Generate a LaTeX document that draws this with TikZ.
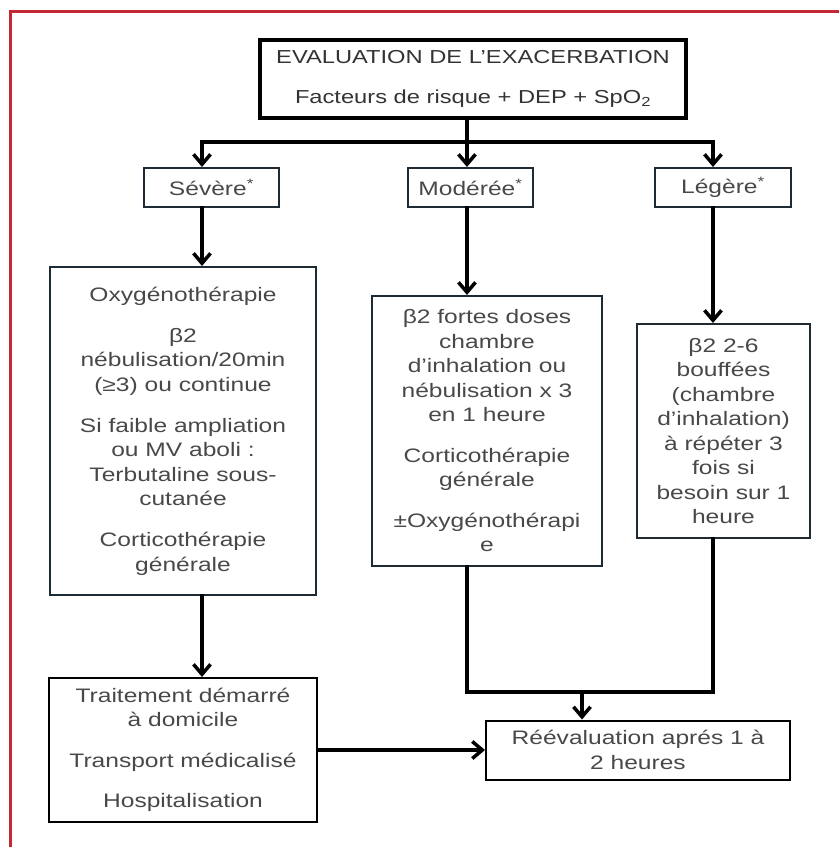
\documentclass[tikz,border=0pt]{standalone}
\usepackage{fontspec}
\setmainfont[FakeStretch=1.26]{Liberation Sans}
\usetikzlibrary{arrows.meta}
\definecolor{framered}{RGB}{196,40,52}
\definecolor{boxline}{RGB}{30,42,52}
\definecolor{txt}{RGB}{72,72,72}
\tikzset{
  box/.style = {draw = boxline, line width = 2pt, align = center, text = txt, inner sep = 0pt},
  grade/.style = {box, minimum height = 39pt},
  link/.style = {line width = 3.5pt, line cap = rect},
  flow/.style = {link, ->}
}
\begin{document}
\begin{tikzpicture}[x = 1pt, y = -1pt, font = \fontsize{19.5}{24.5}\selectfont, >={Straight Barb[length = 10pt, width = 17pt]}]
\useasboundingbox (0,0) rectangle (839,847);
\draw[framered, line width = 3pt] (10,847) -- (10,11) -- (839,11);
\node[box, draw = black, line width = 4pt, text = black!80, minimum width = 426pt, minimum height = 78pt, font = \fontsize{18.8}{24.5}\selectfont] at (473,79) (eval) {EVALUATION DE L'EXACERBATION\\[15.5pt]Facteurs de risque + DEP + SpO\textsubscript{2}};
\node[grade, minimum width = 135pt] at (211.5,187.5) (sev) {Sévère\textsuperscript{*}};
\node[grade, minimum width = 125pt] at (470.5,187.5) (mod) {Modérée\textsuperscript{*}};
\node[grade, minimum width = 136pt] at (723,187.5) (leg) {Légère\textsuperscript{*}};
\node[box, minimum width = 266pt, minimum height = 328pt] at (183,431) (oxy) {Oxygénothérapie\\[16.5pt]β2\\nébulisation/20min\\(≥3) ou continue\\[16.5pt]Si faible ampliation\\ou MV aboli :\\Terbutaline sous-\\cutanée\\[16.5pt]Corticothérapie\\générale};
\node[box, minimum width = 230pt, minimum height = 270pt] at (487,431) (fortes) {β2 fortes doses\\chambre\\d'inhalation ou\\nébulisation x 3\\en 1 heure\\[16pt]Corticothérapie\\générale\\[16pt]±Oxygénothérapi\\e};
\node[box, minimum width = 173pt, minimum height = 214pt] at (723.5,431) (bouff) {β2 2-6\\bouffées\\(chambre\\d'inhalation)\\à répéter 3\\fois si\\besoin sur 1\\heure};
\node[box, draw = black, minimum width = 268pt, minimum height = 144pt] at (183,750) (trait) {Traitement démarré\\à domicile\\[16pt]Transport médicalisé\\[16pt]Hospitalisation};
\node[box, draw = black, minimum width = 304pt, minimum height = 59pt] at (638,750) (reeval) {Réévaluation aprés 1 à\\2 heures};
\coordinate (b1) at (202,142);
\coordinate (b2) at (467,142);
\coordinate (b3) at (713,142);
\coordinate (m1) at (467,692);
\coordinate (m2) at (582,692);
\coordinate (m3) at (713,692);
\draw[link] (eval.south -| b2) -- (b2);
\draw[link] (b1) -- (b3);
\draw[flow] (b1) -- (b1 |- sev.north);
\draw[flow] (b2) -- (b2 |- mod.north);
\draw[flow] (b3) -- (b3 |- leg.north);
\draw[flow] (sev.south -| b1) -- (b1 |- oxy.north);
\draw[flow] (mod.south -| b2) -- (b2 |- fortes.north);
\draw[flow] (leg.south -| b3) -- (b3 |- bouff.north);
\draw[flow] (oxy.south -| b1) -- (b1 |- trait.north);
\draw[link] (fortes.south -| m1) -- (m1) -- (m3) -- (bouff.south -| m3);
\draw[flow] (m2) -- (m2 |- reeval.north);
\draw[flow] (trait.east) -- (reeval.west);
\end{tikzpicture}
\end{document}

- _Written exercise_
Copy each line above precisely, dropping the pictures.

- _The reply_
Generate a LaTeX document that draws this with TikZ.
\documentclass[tikz,border=0pt]{standalone}
\usepackage{fontspec}
\setmainfont[FakeStretch=1.26]{Liberation Sans}
\usetikzlibrary{arrows.meta}
\definecolor{framered}{RGB}{196,40,52}
\definecolor{boxline}{RGB}{30,42,52}
\definecolor{txt}{RGB}{72,72,72}
\tikzset{
  box/.style = {draw = boxline, line width = 2pt, align = center, text = txt, inner sep = 0pt},
  grade/.style = {box, minimum height = 39pt},
  link/.style = {line width = 3.5pt, line cap = rect},
  flow/.style = {link, ->}
}
\begin{document}
\begin{tikzpicture}[x = 1pt, y = -1pt, font = \fontsize{19.5}{24.5}\selectfont, >={Straight Barb[length = 10pt, width = 17pt]}]
\useasboundingbox (0,0) rectangle (839,847);
\draw[framered, line width = 3pt] (10,847) -- (10,11) -- (839,11);
\node[box, draw = black, line width = 4pt, text = black!80, minimum width = 426pt, minimum height = 78pt, font = \fontsize{18.8}{24.5}\selectfont] at (473,79) (eval) {EVALUATION DE L'EXACERBATION\\[15.5pt]Facteurs de risque + DEP + SpO\textsubscript{2}};
\node[grade, minimum width = 135pt] at (211.5,187.5) (sev) {Sévère\textsuperscript{*}};
\node[grade, minimum width = 125pt] at (470.5,187.5) (mod) {Modérée\textsuperscript{*}};
\node[grade, minimum width = 136pt] at (723,187.5) (leg) {Légère\textsuperscript{*}};
\node[box, minimum width = 266pt, minimum height = 328pt] at (183,431) (oxy) {Oxygénothérapie\\[16.5pt]β2\\nébulisation/20min\\(≥3) ou continue\\[16.5pt]Si faible ampliation\\ou MV aboli :\\Terbutaline sous-\\cutanée\\[16.5pt]Corticothérapie\\générale};
\node[box, minimum width = 230pt, minimum height = 270pt] at (487,431) (fortes) {β2 fortes doses\\chambre\\d'inhalation ou\\nébulisation x 3\\en 1 heure\\[16pt]Corticothérapie\\générale\\[16pt]±Oxygénothérapi\\e};
\node[box, minimum width = 173pt, minimum height = 214pt] at (723.5,431) (bouff) {β2 2-6\\bouffées\\(chambre\\d'inhalation)\\à répéter 3\\fois si\\besoin sur 1\\heure};
\node[box, draw = black, minimum width = 268pt, minimum height = 144pt] at (183,750) (trait) {Traitement démarré\\à domicile\\[16pt]Transport médicalisé\\[16pt]Hospitalisation};
\node[box, draw = black, minimum width = 304pt, minimum height = 59pt] at (638,750) (reeval) {Réévaluation aprés 1 à\\2 heures};
\coordinate (b1) at (202,142);
\coordinate (b2) at (467,142);
\coordinate (b3) at (713,142);
\coordinate (m1) at (467,692);
\coordinate (m2) at (582,692);
\coordinate (m3) at (713,692);
\draw[link] (eval.south -| b2) -- (b2);
\draw[link] (b1) -- (b3);
\draw[flow] (b1) -- (b1 |- sev.north);
\draw[flow] (b2) -- (b2 |- mod.north);
\draw[flow] (b3) -- (b3 |- leg.north);
\draw[flow] (sev.south -| b1) -- (b1 |- oxy.north);
\draw[flow] (mod.south -| b2) -- (b2 |- fortes.north);
\draw[flow] (leg.south -| b3) -- (b3 |- bouff.north);
\draw[flow] (oxy.south -| b1) -- (b1 |- trait.north);
\draw[link] (fortes.south -| m1) -- (m1) -- (m3) -- (bouff.south -| m3);
\draw[flow] (m2) -- (m2 |- reeval.north);
\draw[flow] (trait.east) -- (reeval.west);
\end{tikzpicture}
\end{document}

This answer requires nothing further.